Although France’s recent political history has featured corruption allegations against former prime ministers and even against the former presidents Nicolas Sarkozy and Jacques Chirac, the most recent presidential campaign brought an unpredictable twist, leading the fiction of “Baron Noir” to compete with real events.
In January last year, the center-right candidate François Fillon was accused of embezzling hundreds of thousands of euros of public funds to pay his wife and his children for jobs that did not really exist. Another news report revealed that he had received expensive suits from a friend. Mr. Fillon, who had been seen as a favorite in the early stages of the campaign, lost in the first round of the election.
In “Baron Noir,” Philippe Rickwaert ends up in prison at the end of the first season, and the president has to resign because of the same scandal. “It shows that whatever you try to hide, there are consequences, because we live in a democracy that has rule of law,” Mr. Benzekri said about the path he and Mr. Delafon gave the characters.
Although corruption was one of the main themes of “Baron Noir’s” first season, the screenwriters chose to avoid it in the latest one. “Whatever we would have imagined, it would have never been as crazy as Fillon and his suits,” Mr. Benzekri said.
A woman for head of state
The show has demonstrated some imagination by making the president a woman. France has never had a female head of state. “Amélie Dorendeu is a woman, but she is first and foremost the president, so we treated her as a president, and not as a female president,” said Mr. Benzekri, adding that by not treating gender as a key factor, he and Mr. Delafon were betting on “post-sexism.”
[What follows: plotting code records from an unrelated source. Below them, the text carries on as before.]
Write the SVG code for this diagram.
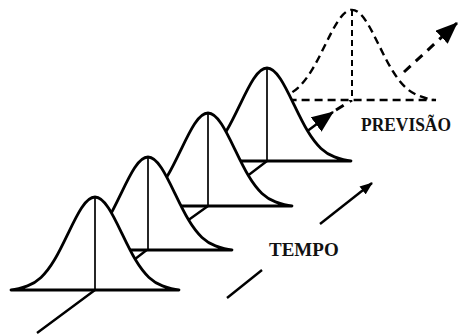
<svg xmlns="http://www.w3.org/2000/svg" xmlns:xlink="http://www.w3.org/1999/xlink" width="458" height="335" viewBox="0 0 458 335">
<style>
.bell{fill:#fff;stroke:#000;stroke-width:2.8;stroke-linejoin:round}
.fbell{fill:#fff;stroke:#000;stroke-width:2.4;stroke-dasharray:8 5}
.vert{stroke:#000;stroke-width:1.7}
.fvert{stroke:#000;stroke-width:2;stroke-dasharray:6 4}
.ax{fill:none;stroke:#000;stroke-width:2.4}
.dash{fill:none;stroke:#000;stroke-width:3;stroke-dasharray:9 7}
.lbl{font-family:"Liberation Serif","Times New Roman",serif;font-weight:bold;font-size:19px;fill:#111}
</style>
<defs>
<path id="bell" d="M-84,0 C-78.5,-0.4 -73,-2 -67.5,-4.08 C-63,-5.78 -58.5,-8.39 -54,-12.58 C-49.5,-16.77 -45,-22.65 -40.5,-30.2 C-36,-37.75 -31.5,-47 -27,-56.4 C-22.5,-65.8 -18,-75.23 -13.5,-82.07 C-9,-88.91 -4.5,-93 0,-93 C4.5,-93 9,-88.91 13.5,-82.07 C18,-75.23 22.5,-65.8 27,-56.4 C31.5,-47 36,-37.75 40.5,-30.2 C45,-22.65 49.5,-16.77 54,-12.58 C58.5,-8.39 63,-5.78 67.5,-4.08 C73,-2 78.5,-0.4 84,0 Z"/>
<marker id="big" markerUnits="userSpaceOnUse" viewBox="0 0 22 18" markerWidth="22" markerHeight="18" refX="21" refY="9" orient="auto">
<path d="M0,0 L22,9 L0,18 Z" fill="#000"/>
</marker>
<marker id="small" markerUnits="userSpaceOnUse" viewBox="0 0 13 10" markerWidth="13" markerHeight="10" refX="12" refY="5" orient="auto">
<path d="M0,0 L13,5 L0,10 Z" fill="#000"/>
</marker>
</defs>
<g id="connectors">
<path class="ax" d="M37,333 L95,290 L148,249 L208,206 L267,161 L333,112" marker-end="url(#big)"/>
<path class="dash" d="M336,110 L352,100" stroke-dasharray="7 4" stroke-width="2.4"/>
<path class="dash" d="M404,72 L457,23" marker-end="url(#big)"/>
<path class="ax" d="M227,298 L262,270"/>
<path class="ax" d="M320,224 L372,183" marker-end="url(#small)"/>
</g>
<g id="previsao-curve">
<use xlink:href="#bell" class="fbell" transform="translate(352,100) scale(1,0.97)"/>
<line class="fvert" x1="352" y1="10" x2="352" y2="100"/>
</g>
<g id="curve4">
<use xlink:href="#bell" class="bell" transform="translate(267,161)"/>
<line class="vert" x1="267" y1="68" x2="267" y2="161"/>
</g>
<g id="curve3">
<use xlink:href="#bell" class="bell" transform="translate(208,206)"/>
<line class="vert" x1="208" y1="113" x2="208" y2="206"/>
</g>
<g id="curve2">
<use xlink:href="#bell" class="bell" transform="translate(148,250)"/>
<line class="vert" x1="148" y1="157" x2="148" y2="250"/>
</g>
<g id="curve1">
<use xlink:href="#bell" class="bell" transform="translate(95,290)"/>
<line class="vert" x1="95" y1="197" x2="95" y2="290"/>
</g>
<g id="labels">
<text class="lbl" x="361" y="131" textLength="90" lengthAdjust="spacingAndGlyphs">PREVISÃO</text>
<text class="lbl" x="269" y="256">TEMPO</text>
</g>
</svg>
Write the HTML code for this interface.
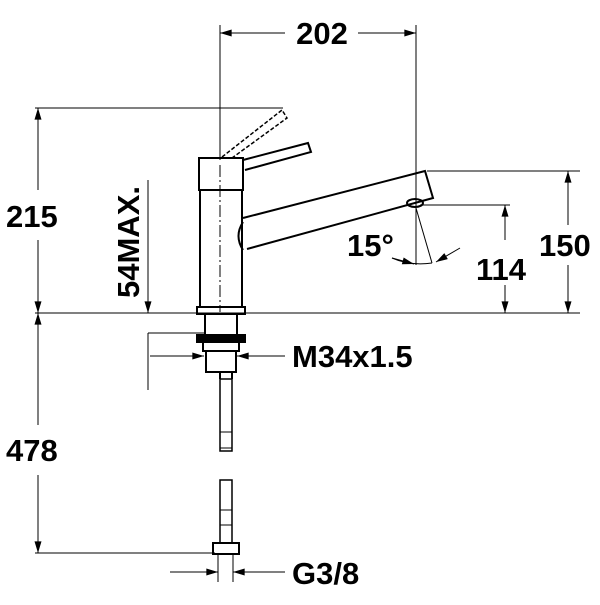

Ms. Mouglalis plays an austere, dignified president surrounded by often crude male advisers. Yet, in a political world filled with male chauvinism, Ms. Mouglalis said that having a woman run France, even if only on television, remained a victory. “As soon as things exist in fiction,” Ms. Mouglalis added, “society is more ready to accept them in reality.”